Exactly repeat the material, dropping every picture from the copy.

━━━ COLLECTED MATERIAL ━━━

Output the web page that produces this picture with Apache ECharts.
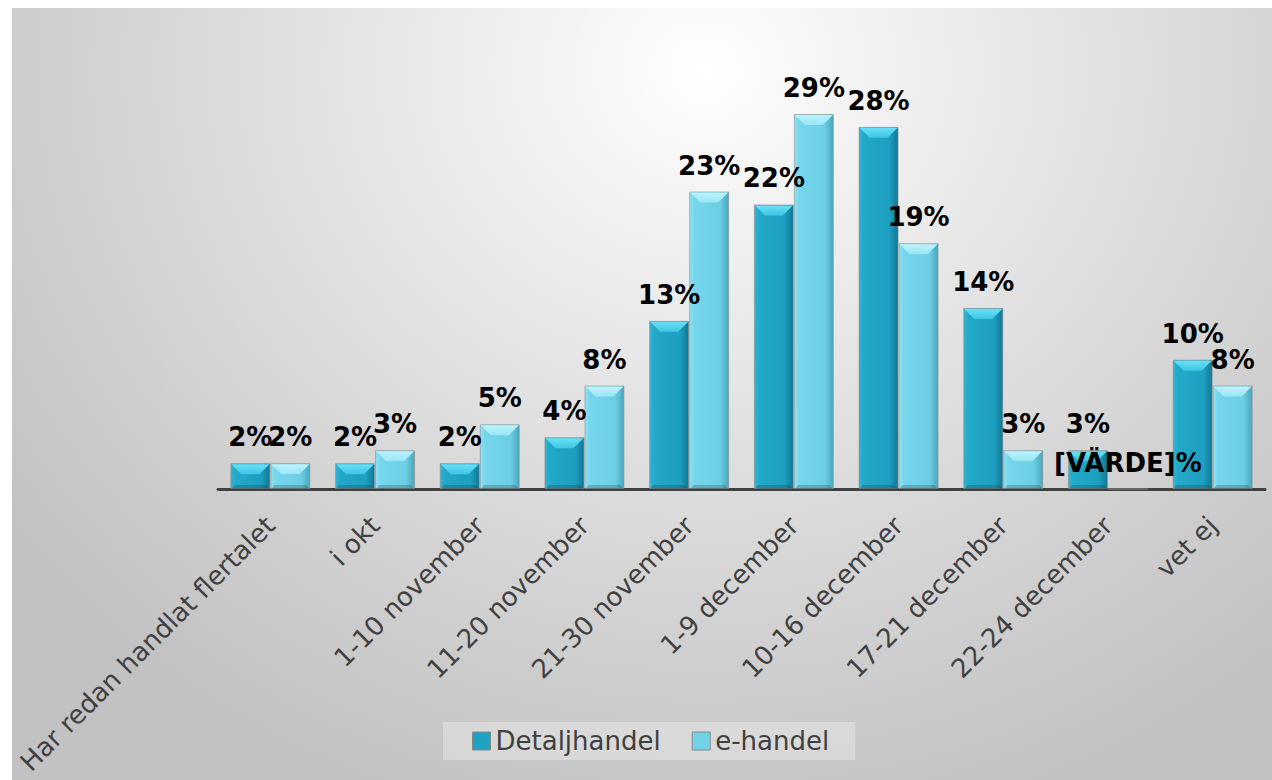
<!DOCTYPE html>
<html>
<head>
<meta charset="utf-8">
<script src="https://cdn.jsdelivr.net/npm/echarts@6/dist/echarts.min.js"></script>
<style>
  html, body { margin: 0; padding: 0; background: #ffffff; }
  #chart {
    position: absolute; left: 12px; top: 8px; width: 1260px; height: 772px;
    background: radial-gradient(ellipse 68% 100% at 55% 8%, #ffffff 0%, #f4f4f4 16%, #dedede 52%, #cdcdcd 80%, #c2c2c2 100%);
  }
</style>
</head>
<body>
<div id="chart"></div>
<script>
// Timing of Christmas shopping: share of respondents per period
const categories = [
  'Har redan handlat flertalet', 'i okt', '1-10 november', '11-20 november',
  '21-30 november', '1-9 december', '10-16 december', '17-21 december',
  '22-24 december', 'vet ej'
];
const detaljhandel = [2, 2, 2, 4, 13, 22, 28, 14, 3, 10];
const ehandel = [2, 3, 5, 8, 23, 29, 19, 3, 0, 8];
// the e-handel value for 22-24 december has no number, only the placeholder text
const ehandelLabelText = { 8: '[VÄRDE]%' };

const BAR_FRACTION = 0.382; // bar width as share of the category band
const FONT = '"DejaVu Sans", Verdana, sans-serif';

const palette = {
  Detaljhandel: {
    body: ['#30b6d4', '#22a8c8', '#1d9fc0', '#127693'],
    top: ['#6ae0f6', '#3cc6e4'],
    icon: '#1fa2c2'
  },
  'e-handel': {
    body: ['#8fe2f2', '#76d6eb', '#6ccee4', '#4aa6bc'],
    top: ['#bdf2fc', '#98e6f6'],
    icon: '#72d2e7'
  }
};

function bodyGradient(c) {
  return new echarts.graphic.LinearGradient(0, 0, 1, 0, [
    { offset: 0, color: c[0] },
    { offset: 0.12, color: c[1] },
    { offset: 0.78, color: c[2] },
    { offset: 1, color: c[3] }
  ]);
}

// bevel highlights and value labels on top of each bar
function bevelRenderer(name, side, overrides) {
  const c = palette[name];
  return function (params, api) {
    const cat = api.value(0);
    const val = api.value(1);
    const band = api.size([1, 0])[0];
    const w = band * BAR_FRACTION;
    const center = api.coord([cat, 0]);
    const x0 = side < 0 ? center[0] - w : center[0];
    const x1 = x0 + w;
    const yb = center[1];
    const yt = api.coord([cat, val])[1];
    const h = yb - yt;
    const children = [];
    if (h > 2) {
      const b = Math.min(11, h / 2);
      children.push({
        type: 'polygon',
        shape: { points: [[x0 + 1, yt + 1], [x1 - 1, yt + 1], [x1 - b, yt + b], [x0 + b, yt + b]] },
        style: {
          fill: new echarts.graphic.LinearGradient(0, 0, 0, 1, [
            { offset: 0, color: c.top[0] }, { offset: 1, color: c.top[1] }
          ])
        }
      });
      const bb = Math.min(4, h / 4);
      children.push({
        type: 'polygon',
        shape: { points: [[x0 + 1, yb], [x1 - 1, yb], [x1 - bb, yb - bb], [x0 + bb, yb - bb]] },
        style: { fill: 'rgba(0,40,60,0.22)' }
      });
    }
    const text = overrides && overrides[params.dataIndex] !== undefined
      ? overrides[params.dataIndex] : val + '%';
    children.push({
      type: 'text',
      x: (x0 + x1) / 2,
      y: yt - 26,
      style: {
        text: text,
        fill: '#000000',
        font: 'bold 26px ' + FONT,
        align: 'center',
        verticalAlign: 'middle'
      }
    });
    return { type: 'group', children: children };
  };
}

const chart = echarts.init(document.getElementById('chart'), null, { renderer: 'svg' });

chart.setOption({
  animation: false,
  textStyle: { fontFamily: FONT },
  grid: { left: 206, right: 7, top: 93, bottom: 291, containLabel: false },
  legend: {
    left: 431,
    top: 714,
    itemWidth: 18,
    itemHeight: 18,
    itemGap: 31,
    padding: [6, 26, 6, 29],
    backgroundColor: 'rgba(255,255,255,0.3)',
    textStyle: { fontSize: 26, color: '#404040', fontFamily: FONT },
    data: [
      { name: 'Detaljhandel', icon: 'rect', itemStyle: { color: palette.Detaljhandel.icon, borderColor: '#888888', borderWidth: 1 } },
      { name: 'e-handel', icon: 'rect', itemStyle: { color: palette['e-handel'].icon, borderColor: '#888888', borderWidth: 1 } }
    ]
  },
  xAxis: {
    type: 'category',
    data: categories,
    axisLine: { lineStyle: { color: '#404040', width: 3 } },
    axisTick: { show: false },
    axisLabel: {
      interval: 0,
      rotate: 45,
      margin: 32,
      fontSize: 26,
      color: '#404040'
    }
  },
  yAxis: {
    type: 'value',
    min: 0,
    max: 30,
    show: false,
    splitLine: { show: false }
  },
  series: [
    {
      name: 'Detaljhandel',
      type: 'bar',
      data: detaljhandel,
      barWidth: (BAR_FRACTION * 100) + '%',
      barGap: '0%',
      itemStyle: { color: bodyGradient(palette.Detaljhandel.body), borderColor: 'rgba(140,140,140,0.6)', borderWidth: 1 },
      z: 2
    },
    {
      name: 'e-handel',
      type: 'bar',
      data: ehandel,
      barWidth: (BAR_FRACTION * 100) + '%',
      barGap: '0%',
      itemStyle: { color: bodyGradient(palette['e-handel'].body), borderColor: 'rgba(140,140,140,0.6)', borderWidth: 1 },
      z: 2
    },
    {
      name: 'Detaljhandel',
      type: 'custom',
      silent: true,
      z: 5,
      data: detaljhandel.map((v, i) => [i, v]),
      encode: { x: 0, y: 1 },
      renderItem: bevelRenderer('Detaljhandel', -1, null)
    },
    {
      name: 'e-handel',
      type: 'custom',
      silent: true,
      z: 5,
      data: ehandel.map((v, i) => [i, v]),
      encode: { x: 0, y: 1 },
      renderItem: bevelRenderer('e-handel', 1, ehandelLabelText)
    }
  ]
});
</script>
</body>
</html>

━━━

WORKED ANSWER —
Output the web page that produces this picture with Apache ECharts.
<!DOCTYPE html>
<html>
<head>
<meta charset="utf-8">
<script src="https://cdn.jsdelivr.net/npm/echarts@6/dist/echarts.min.js"></script>
<style>
  html, body { margin: 0; padding: 0; background: #ffffff; }
  #chart {
    position: absolute; left: 12px; top: 8px; width: 1260px; height: 772px;
    background: radial-gradient(ellipse 68% 100% at 55% 8%, #ffffff 0%, #f4f4f4 16%, #dedede 52%, #cdcdcd 80%, #c2c2c2 100%);
  }
</style>
</head>
<body>
<div id="chart"></div>
<script>
// Timing of Christmas shopping: share of respondents per period
const categories = [
  'Har redan handlat flertalet', 'i okt', '1-10 november', '11-20 november',
  '21-30 november', '1-9 december', '10-16 december', '17-21 december',
  '22-24 december', 'vet ej'
];
const detaljhandel = [2, 2, 2, 4, 13, 22, 28, 14, 3, 10];
const ehandel = [2, 3, 5, 8, 23, 29, 19, 3, 0, 8];
// the e-handel value for 22-24 december has no number, only the placeholder text
const ehandelLabelText = { 8: '[VÄRDE]%' };

const BAR_FRACTION = 0.382; // bar width as share of the category band
const FONT = '"DejaVu Sans", Verdana, sans-serif';

const palette = {
  Detaljhandel: {
    body: ['#30b6d4', '#22a8c8', '#1d9fc0', '#127693'],
    top: ['#6ae0f6', '#3cc6e4'],
    icon: '#1fa2c2'
  },
  'e-handel': {
    body: ['#8fe2f2', '#76d6eb', '#6ccee4', '#4aa6bc'],
    top: ['#bdf2fc', '#98e6f6'],
    icon: '#72d2e7'
  }
};

function bodyGradient(c) {
  return new echarts.graphic.LinearGradient(0, 0, 1, 0, [
    { offset: 0, color: c[0] },
    { offset: 0.12, color: c[1] },
    { offset: 0.78, color: c[2] },
    { offset: 1, color: c[3] }
  ]);
}

// bevel highlights and value labels on top of each bar
function bevelRenderer(name, side, overrides) {
  const c = palette[name];
  return function (params, api) {
    const cat = api.value(0);
    const val = api.value(1);
    const band = api.size([1, 0])[0];
    const w = band * BAR_FRACTION;
    const center = api.coord([cat, 0]);
    const x0 = side < 0 ? center[0] - w : center[0];
    const x1 = x0 + w;
    const yb = center[1];
    const yt = api.coord([cat, val])[1];
    const h = yb - yt;
    const children = [];
    if (h > 2) {
      const b = Math.min(11, h / 2);
      children.push({
        type: 'polygon',
        shape: { points: [[x0 + 1, yt + 1], [x1 - 1, yt + 1], [x1 - b, yt + b], [x0 + b, yt + b]] },
        style: {
          fill: new echarts.graphic.LinearGradient(0, 0, 0, 1, [
            { offset: 0, color: c.top[0] }, { offset: 1, color: c.top[1] }
          ])
        }
      });
      const bb = Math.min(4, h / 4);
      children.push({
        type: 'polygon',
        shape: { points: [[x0 + 1, yb], [x1 - 1, yb], [x1 - bb, yb - bb], [x0 + bb, yb - bb]] },
        style: { fill: 'rgba(0,40,60,0.22)' }
      });
    }
    const text = overrides && overrides[params.dataIndex] !== undefined
      ? overrides[params.dataIndex] : val + '%';
    children.push({
      type: 'text',
      x: (x0 + x1) / 2,
      y: yt - 26,
      style: {
        text: text,
        fill: '#000000',
        font: 'bold 26px ' + FONT,
        align: 'center',
        verticalAlign: 'middle'
      }
    });
    return { type: 'group', children: children };
  };
}

const chart = echarts.init(document.getElementById('chart'), null, { renderer: 'svg' });

chart.setOption({
  animation: false,
  textStyle: { fontFamily: FONT },
  grid: { left: 206, right: 7, top: 93, bottom: 291, containLabel: false },
  legend: {
    left: 431,
    top: 714,
    itemWidth: 18,
    itemHeight: 18,
    itemGap: 31,
    padding: [6, 26, 6, 29],
    backgroundColor: 'rgba(255,255,255,0.3)',
    textStyle: { fontSize: 26, color: '#404040', fontFamily: FONT },
    data: [
      { name: 'Detaljhandel', icon: 'rect', itemStyle: { color: palette.Detaljhandel.icon, borderColor: '#888888', borderWidth: 1 } },
      { name: 'e-handel', icon: 'rect', itemStyle: { color: palette['e-handel'].icon, borderColor: '#888888', borderWidth: 1 } }
    ]
  },
  xAxis: {
    type: 'category',
    data: categories,
    axisLine: { lineStyle: { color: '#404040', width: 3 } },
    axisTick: { show: false },
    axisLabel: {
      interval: 0,
      rotate: 45,
      margin: 32,
      fontSize: 26,
      color: '#404040'
    }
  },
  yAxis: {
    type: 'value',
    min: 0,
    max: 30,
    show: false,
    splitLine: { show: false }
  },
  series: [
    {
      name: 'Detaljhandel',
      type: 'bar',
      data: detaljhandel,
      barWidth: (BAR_FRACTION * 100) + '%',
      barGap: '0%',
      itemStyle: { color: bodyGradient(palette.Detaljhandel.body), borderColor: 'rgba(140,140,140,0.6)', borderWidth: 1 },
      z: 2
    },
    {
      name: 'e-handel',
      type: 'bar',
      data: ehandel,
      barWidth: (BAR_FRACTION * 100) + '%',
      barGap: '0%',
      itemStyle: { color: bodyGradient(palette['e-handel'].body), borderColor: 'rgba(140,140,140,0.6)', borderWidth: 1 },
      z: 2
    },
    {
      name: 'Detaljhandel',
      type: 'custom',
      silent: true,
      z: 5,
      data: detaljhandel.map((v, i) => [i, v]),
      encode: { x: 0, y: 1 },
      renderItem: bevelRenderer('Detaljhandel', -1, null)
    },
    {
      name: 'e-handel',
      type: 'custom',
      silent: true,
      z: 5,
      data: ehandel.map((v, i) => [i, v]),
      encode: { x: 0, y: 1 },
      renderItem: bevelRenderer('e-handel', 1, ehandelLabelText)
    }
  ]
});
</script>
</body>
</html>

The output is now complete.